Osborne lambasted the Labour government for leaving the country after 13 years "one of the weakest economies in Europe and the last out of recession", and said that the Conservatives under david Cameron had "the ideas, energy and vision to make the economy work for everyone".
Wrapping up his case, Darling said the government had made the right judgment calls over the last two to three years with regard to the economy and the banking sector, and would contnue to do so in the future.
Visitors to the website were invited to vote througout the debate for the candidate who performed best. Cable won the vote with 36 per cent to 32 per cent each for Darling and Osborne. The clock was stopped at 2100 precisely - an initial putting Darling one point ahead was taken at two seconds past, but the recount put them level.

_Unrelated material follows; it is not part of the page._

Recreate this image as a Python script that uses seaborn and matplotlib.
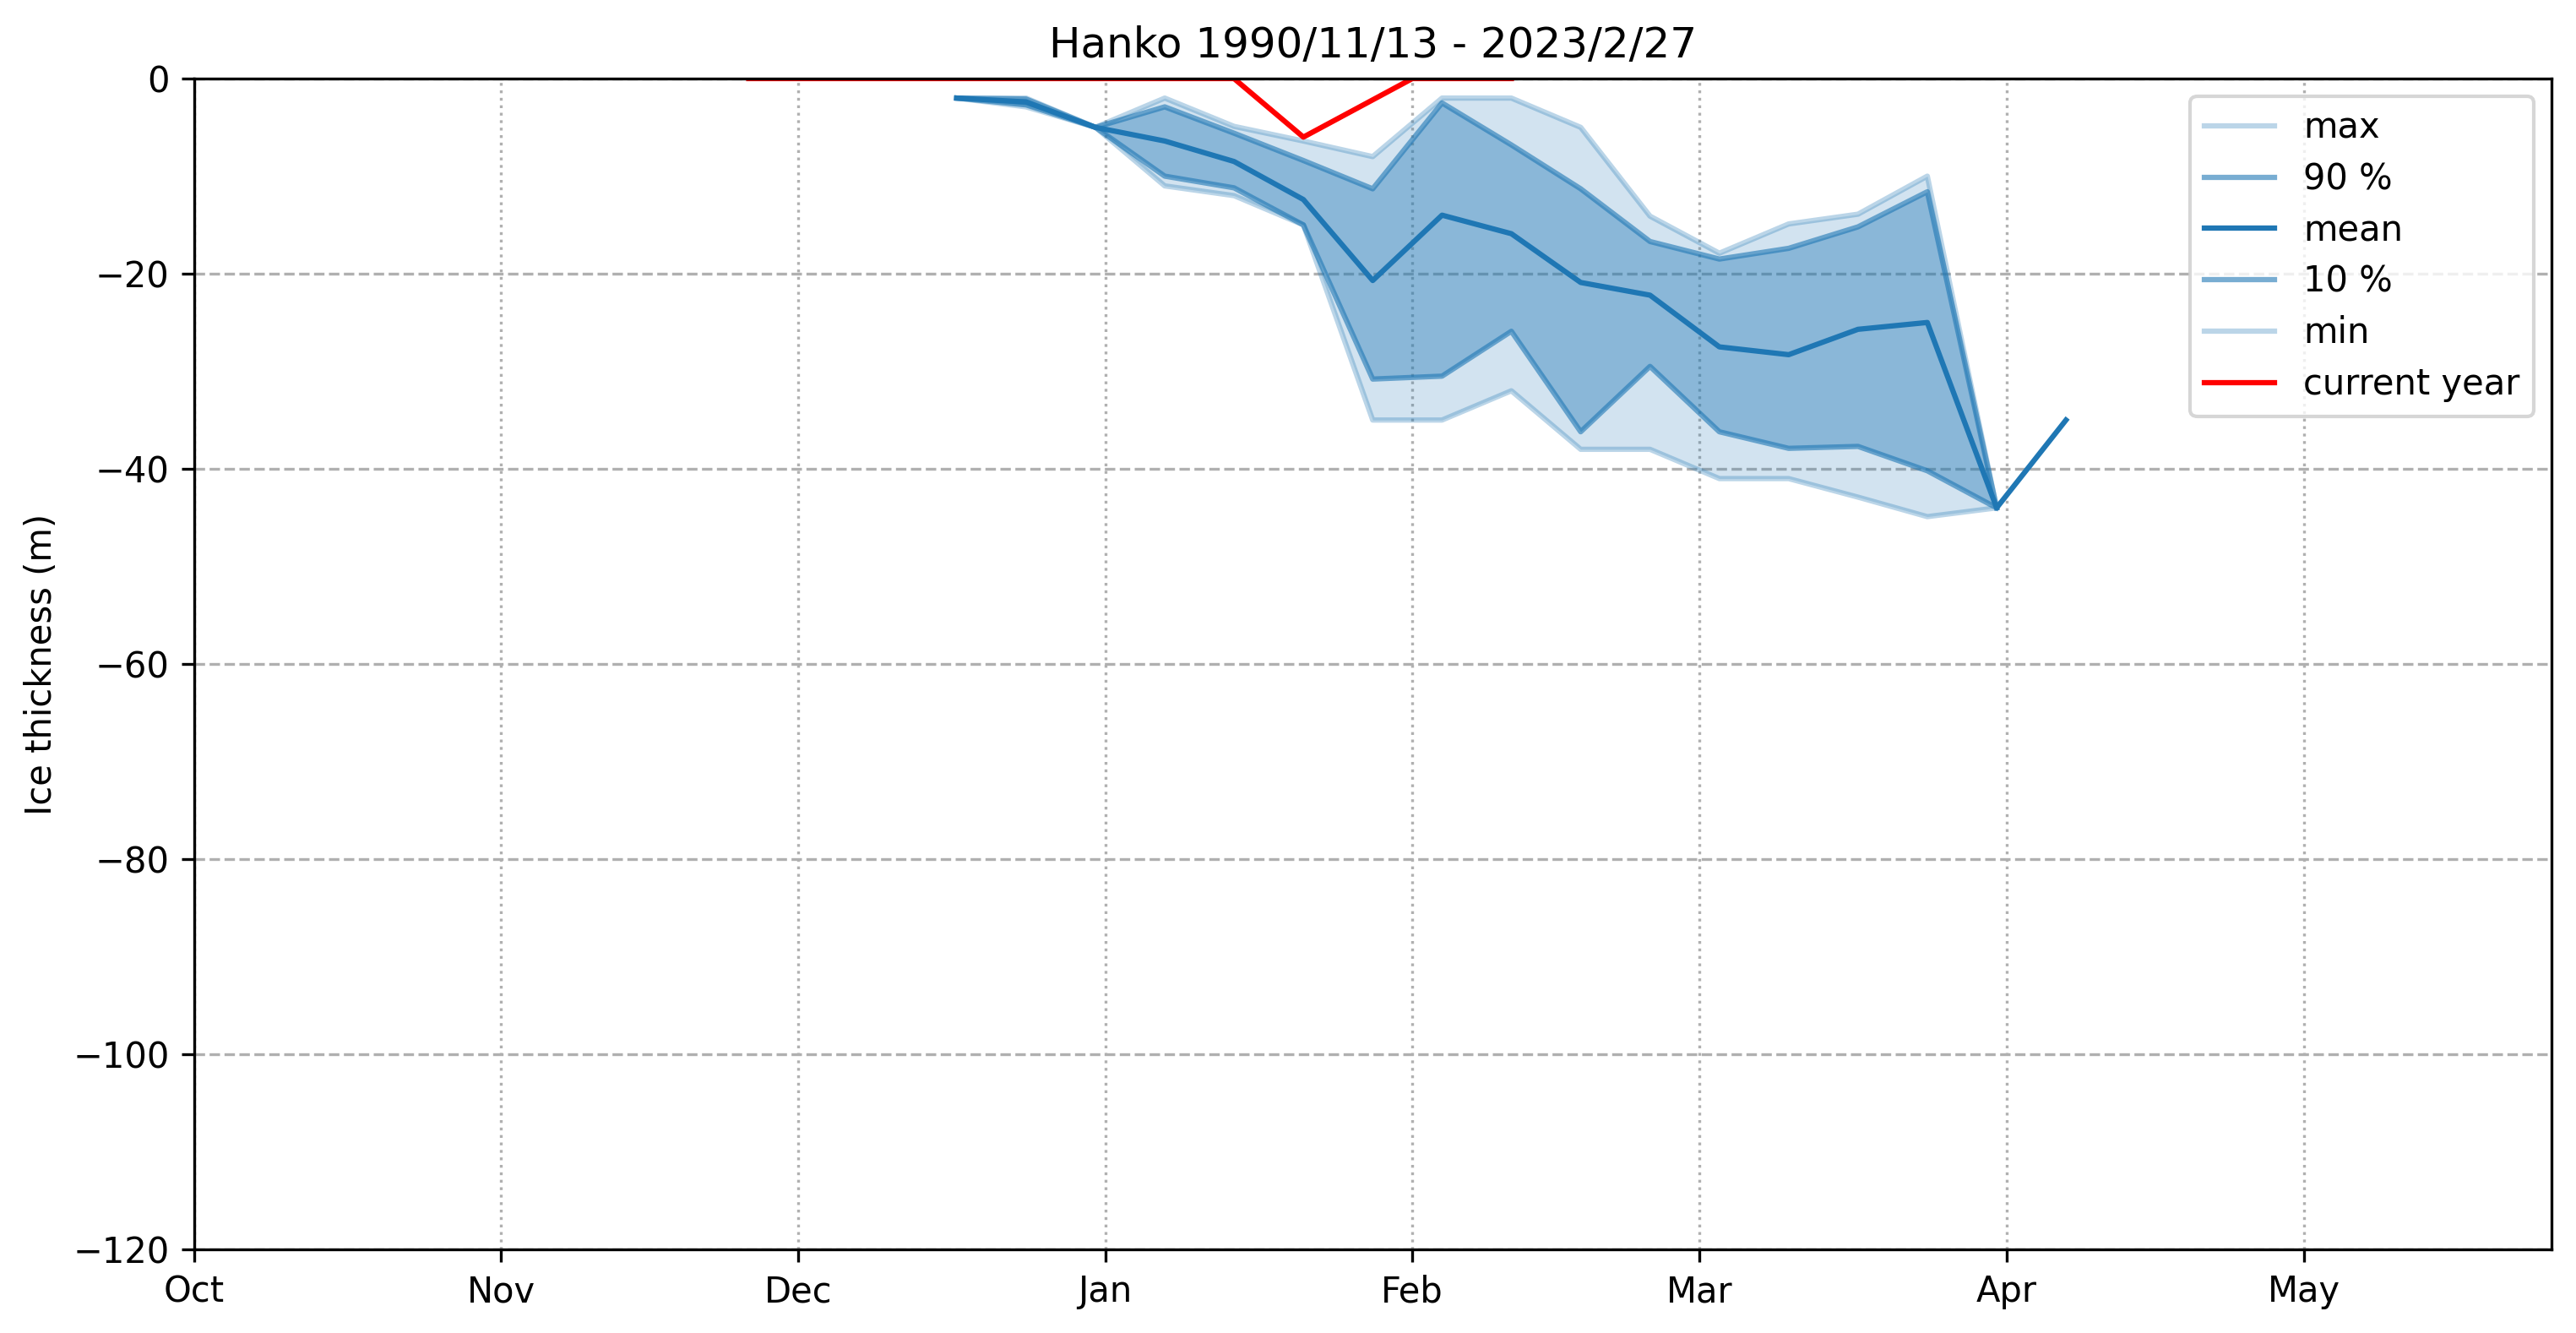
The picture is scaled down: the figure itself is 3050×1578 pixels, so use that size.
import numpy as np
import pandas as pd
import matplotlib
matplotlib.use("Agg")
import matplotlib.pyplot as plt
import matplotlib.dates as mdates
import seaborn as sns

# ---- data -------------------------------------------------------------
stat_dates = ["1999-12-17", "1999-12-24", "1999-12-31", "2000-01-07", "2000-01-14",
              "2000-01-21", "2000-01-28", "2000-02-04", "2000-02-11", "2000-02-18",
              "2000-02-25", "2000-03-03", "2000-03-10", "2000-03-17", "2000-03-24",
              "2000-03-31", "2000-04-07"]
ice_max = [-2, -2.0, -5, -2.0, -4.9, -6.4, -8.0, -2.0, -2.0, -5.0,
           -14.1, -17.9, -14.9, -13.9, -10.0, -44, np.nan]
ice_p90 = [-2, -2.1, -5, -2.9, -5.6, -8.4, -11.3, -2.5, -6.8, -11.3,
           -16.7, -18.5, -17.4, -15.2, -11.6, -44, np.nan]
ice_mean = [-2, -2.4, -5, -6.4, -8.5, -12.4, -20.7, -14.0, -15.9, -20.9,
            -22.2, -27.5, -28.3, -25.7, -25.0, -44, -35]
ice_p10 = [-2, -2.7, -5, -10.0, -11.2, -15.0, -30.8, -30.5, -25.9, -36.2,
           -29.5, -36.2, -37.9, -37.7, -40.2, -44, np.nan]
ice_min = [-2, -2.9, -5, -11.0, -12.0, -15.0, -35.0, -35.0, -32.0, -38.0,
           -38.0, -41.0, -41.0, -42.9, -44.9, -44, np.nan]

current_dates = ["1999-11-26", "1999-12-03", "1999-12-10", "1999-12-17", "1999-12-24",
                 "1999-12-31", "2000-01-07", "2000-01-14", "2000-01-21", "2000-02-01",
                 "2000-02-11"]
current_vals = [0, 0, 0, 0, 0, 0, 0, 0, -6, 0, 0]

title = "Hanko 1990/11/13 - 2023/2/27"
ylabel = "Ice thickness (m)"

# ---- build frames -----------------------------------------------------
df = pd.DataFrame({
    "date": pd.to_datetime(stat_dates),
    "max": ice_max, "p90": ice_p90, "mean": ice_mean,
    "p10": ice_p10, "min": ice_min,
})
cur = pd.DataFrame({"date": pd.to_datetime(current_dates), "val": current_vals})

c0 = "#1f77b4"

fig = plt.figure(figsize=(3050 / 300, 1578 / 300), dpi=300)
ax = fig.add_axes([229.9 / 3050, 1 - 1479 / 1578,
                   (3020.7 - 229.9) / 3050, (1479 - 93) / 1578])

band = df.dropna(subset=["max", "min"])
ax.fill_between(band["date"], band["min"], band["max"], color=c0, alpha=0.2, lw=0, zorder=1)
ax.fill_between(band["date"], band["p10"], band["p90"], color=c0, alpha=0.4, lw=0, zorder=1)

series = [("max", "max", 0.3), ("p90", "90 %", 0.6), ("mean", "mean", 1.0),
          ("p10", "10 %", 0.6), ("min", "min", 0.3)]
for col, lab, a in series:
    sub = df[["date", col]].dropna()
    sns.lineplot(data=sub, x="date", y=col, ax=ax, color=c0, alpha=a,
                 label=lab, linewidth=1.5, estimator=None, zorder=2)

sns.lineplot(data=cur, x="date", y="val", ax=ax, color="red", label="current year",
             linewidth=1.5, estimator=None, zorder=2)

ax.set_xlim(pd.Timestamp("1999-10-01"), pd.Timestamp("2000-05-26"))
ax.set_ylim(-120, 0)
ax.xaxis.set_major_locator(mdates.MonthLocator())
ax.xaxis.set_major_formatter(mdates.DateFormatter("%b"))
ax.grid(axis="y", linestyle="--", color="#b0b0b0", linewidth=0.8)
ax.grid(axis="x", linestyle=":", color="#b0b0b0", linewidth=0.8)
ax.set_axisbelow(True)
for sp in ax.spines.values():
    sp.set_zorder(4)
ax.set_xlabel("")
ax.set_ylabel(ylabel)
ax.set_title(title, fontsize=12)
ax.legend(loc="upper right", labelspacing=0.45)

fig.savefig("out.png", dpi=300)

Our political editor Gary Gibbon commented afterwards: "It is probably Vince Cable who ended up man of the match. It helps that no-one initiates a gang-up on him. He has stuck to his under-stated style with that whiff of stern headmaster and he’s set a challenge to his own party leader to match the skill and firmness that he deployed here.
"George Osborne and Alistair Darling will feel that they left with their reputations in the same state they were when they entered".
The debate was the first between the main candidates for Chancellor since 1997, when then Shadow chancellor Gordon Brown went head to head with incumbent Ken Clarke and the Lib Dem spokesman Malcolm Bruce.
Questions were selected from those put forward by members of the audience, with each of the speakers given a chance to reply before the debate was opened out. But unlike the leaders' debates to be staged between now and the general election, the audience were not required to sit the debate out in silence.
A Yougov/Channel 4 poll carried out on the eve of the debate found that Mr Cable was the popular choice for Chancellor among voters of all parties, with 26 per cent - almost half of those expressing a preference - against 17 per cent for Mr Darling and 13 per cent for Mr Osborne.
But the poll found support for Conservative policy on the deficit. Asked whether the next government should hold off cutting the deficit this year "as it could put the recovery at risk" - current government policy, backed by the Lib Dems - only 26 per cent agreed.
But twice as many, 52 per cent, backed the alternative view - that of the Conservatives - that the next government should start cutting the deficit this year as "the longer they leave it, the worse it will get".
Channel 4 News chancellor poll
- Click here to download the poll results (.xls)
This morning Mr Osborne dramatically attempted to seize the policy initiative on debate day with a plan to part-reverse a rise in National Insurance, planned by the government for April 2011.
The Shadow Chancellor said taxpayers earning between £7,100 and £45,400 would save up to £150 a year under his proposals. Employers would also see their contributions reduced.
Mr Osborne said the cost would be paid for by cutting £6bn of government "waste".